If growth is impossible to sustain, what alternative goal should economies pursue? Herman Daly (who was a student of Georgescu-Roegen) has for nearly three decades advocated a “steady-state economy,” which he describes as “an economy with constant stocks of people and artifacts, maintained at some desired, sufficient levels by low rates of maintenance ‘throughput,’ that is, by the lowest feasible flows of matter and energy from the first stage of production to the last stage of consumption.”
41
A steady-state economy would aim for stable or mildly fluctuating levels in population and consumption of energy and materials; birth rates would equal death rates, and saving/investment would equal depreciation.

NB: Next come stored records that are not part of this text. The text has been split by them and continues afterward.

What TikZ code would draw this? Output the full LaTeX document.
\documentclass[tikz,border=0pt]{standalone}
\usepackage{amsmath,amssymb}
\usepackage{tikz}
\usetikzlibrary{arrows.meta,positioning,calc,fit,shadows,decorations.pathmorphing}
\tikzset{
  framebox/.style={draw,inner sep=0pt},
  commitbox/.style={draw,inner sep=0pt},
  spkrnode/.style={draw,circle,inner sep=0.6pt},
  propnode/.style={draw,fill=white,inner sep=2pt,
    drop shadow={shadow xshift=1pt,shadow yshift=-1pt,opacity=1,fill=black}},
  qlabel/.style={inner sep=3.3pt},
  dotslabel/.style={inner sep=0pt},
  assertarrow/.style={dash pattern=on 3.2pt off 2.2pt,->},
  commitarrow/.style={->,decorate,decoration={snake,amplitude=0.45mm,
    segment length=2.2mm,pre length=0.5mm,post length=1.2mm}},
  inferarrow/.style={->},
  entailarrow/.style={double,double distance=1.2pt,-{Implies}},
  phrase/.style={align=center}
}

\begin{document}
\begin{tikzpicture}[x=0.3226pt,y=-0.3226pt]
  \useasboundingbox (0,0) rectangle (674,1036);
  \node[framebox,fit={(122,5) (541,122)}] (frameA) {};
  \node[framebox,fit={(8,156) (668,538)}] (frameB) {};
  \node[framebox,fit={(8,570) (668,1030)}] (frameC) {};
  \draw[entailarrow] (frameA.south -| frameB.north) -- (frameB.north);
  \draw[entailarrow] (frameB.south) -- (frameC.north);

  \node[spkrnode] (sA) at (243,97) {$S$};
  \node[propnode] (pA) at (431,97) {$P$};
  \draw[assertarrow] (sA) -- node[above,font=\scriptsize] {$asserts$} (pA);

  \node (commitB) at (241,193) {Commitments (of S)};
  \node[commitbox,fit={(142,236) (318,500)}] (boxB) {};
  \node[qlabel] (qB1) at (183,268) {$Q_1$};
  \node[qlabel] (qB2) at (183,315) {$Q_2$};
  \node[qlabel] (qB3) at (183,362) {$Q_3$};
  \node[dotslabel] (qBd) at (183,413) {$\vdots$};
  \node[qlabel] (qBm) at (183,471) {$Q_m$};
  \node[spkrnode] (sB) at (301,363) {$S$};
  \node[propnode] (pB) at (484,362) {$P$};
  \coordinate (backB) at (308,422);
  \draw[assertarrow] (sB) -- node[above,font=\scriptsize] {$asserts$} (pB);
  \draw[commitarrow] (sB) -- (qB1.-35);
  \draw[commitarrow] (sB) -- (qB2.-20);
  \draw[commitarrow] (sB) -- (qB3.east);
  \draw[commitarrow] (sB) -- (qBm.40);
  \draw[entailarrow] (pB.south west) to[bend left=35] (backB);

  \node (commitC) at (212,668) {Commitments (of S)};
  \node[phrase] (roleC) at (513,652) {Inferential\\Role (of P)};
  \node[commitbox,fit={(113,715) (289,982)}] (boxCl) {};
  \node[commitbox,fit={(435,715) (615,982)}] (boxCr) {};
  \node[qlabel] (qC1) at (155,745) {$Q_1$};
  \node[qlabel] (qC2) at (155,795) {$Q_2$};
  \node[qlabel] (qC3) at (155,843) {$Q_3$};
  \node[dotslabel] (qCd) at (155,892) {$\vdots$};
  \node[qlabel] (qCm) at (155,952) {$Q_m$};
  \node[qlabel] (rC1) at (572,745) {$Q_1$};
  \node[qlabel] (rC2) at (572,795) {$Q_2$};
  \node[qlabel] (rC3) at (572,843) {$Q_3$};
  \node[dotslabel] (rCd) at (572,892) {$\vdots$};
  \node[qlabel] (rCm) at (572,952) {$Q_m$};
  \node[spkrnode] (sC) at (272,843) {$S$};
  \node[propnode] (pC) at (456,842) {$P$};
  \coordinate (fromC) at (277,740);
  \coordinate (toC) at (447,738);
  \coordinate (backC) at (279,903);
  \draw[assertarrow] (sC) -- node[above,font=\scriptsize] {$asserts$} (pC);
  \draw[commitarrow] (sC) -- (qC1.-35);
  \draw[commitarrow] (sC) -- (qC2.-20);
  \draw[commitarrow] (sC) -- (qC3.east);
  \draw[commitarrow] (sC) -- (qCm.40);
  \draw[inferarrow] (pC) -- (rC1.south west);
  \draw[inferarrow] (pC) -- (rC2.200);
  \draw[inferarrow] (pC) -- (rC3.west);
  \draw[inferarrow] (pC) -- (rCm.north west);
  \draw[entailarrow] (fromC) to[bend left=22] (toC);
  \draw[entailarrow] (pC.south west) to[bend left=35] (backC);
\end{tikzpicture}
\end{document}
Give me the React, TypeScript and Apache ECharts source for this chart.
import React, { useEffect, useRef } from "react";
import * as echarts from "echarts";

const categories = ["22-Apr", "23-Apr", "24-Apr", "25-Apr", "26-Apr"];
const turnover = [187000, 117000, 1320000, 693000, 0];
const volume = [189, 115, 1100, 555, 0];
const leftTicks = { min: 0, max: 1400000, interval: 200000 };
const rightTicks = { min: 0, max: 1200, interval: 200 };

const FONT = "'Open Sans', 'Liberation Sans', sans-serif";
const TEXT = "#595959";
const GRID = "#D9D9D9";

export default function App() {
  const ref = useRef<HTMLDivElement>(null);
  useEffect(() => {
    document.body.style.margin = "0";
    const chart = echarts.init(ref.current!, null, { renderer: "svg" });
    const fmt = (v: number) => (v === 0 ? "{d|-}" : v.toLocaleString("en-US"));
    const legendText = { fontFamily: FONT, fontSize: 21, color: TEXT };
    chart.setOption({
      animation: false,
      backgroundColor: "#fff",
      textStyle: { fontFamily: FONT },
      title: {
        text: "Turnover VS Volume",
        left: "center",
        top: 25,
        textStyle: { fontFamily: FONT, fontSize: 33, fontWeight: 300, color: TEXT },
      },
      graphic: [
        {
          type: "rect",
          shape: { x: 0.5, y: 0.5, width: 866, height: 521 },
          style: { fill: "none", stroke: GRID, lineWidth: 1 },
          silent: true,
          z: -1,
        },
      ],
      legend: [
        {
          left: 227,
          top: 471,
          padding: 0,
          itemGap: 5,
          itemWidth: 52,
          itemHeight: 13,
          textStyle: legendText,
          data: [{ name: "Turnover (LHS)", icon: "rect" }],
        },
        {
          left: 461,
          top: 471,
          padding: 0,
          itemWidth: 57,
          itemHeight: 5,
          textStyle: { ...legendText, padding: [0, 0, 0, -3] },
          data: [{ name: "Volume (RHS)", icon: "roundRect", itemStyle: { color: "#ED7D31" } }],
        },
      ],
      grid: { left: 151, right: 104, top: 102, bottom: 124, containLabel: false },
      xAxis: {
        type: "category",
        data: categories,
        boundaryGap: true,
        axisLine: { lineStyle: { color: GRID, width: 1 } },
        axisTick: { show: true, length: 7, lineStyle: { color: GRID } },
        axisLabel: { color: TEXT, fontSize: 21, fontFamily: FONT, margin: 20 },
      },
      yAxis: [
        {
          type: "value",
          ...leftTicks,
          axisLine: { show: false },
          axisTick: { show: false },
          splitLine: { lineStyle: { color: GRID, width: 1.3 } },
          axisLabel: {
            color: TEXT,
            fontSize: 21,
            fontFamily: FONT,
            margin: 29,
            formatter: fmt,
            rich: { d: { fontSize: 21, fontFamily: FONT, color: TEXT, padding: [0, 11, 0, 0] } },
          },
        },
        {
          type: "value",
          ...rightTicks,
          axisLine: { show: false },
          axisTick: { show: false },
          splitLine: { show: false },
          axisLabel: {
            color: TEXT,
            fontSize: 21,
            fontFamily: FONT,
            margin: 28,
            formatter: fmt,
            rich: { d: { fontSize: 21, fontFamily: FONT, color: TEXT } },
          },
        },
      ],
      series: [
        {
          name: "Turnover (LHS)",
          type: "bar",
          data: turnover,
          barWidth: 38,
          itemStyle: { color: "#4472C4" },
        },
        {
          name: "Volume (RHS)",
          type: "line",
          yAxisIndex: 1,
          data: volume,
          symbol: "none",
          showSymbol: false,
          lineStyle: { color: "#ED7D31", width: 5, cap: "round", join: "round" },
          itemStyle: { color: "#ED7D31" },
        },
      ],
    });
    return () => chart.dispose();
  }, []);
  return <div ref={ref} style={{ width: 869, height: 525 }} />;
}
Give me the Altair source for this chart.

The goal of a steady-state economy is now being actively promoted by the Center for the Advancement of a Steady State Economy (CASSE), headquartered in Arlington, VA, with chapters elsewhere in the country.
42
The president of the organization, Brian Czech, is author of
Shoveling Fuel
for a Runaway Train
(2000).
43

In his 2007 book
Managing Without Growth
, Canadian economist Peter Victor presents a model of the Canadian economy that shows “it is possible to develop scenarios over a 30 year time horizon for Canada in which full employment prevails, poverty is essentially eliminated, people enjoy more leisure, greenhouse gas emissions are drastically reduced, and the level of government indebtedness declines, all in the context of low and ultimately no economic growth.”
44

Some critics of the steady-state economy concept have assumed that keeping consumption constant would require harsh government controls. However, Daly and others contend that such an economy could flourish in the context of a constitutional democracy with a common-sense mixture of markets and market regulations. Markets would still allocate resources efficiently, but some vital decisions (such as permissible rates of resource extraction and the just distribution of resources, especially those created by nature or by society as a whole) would be kept outside the market.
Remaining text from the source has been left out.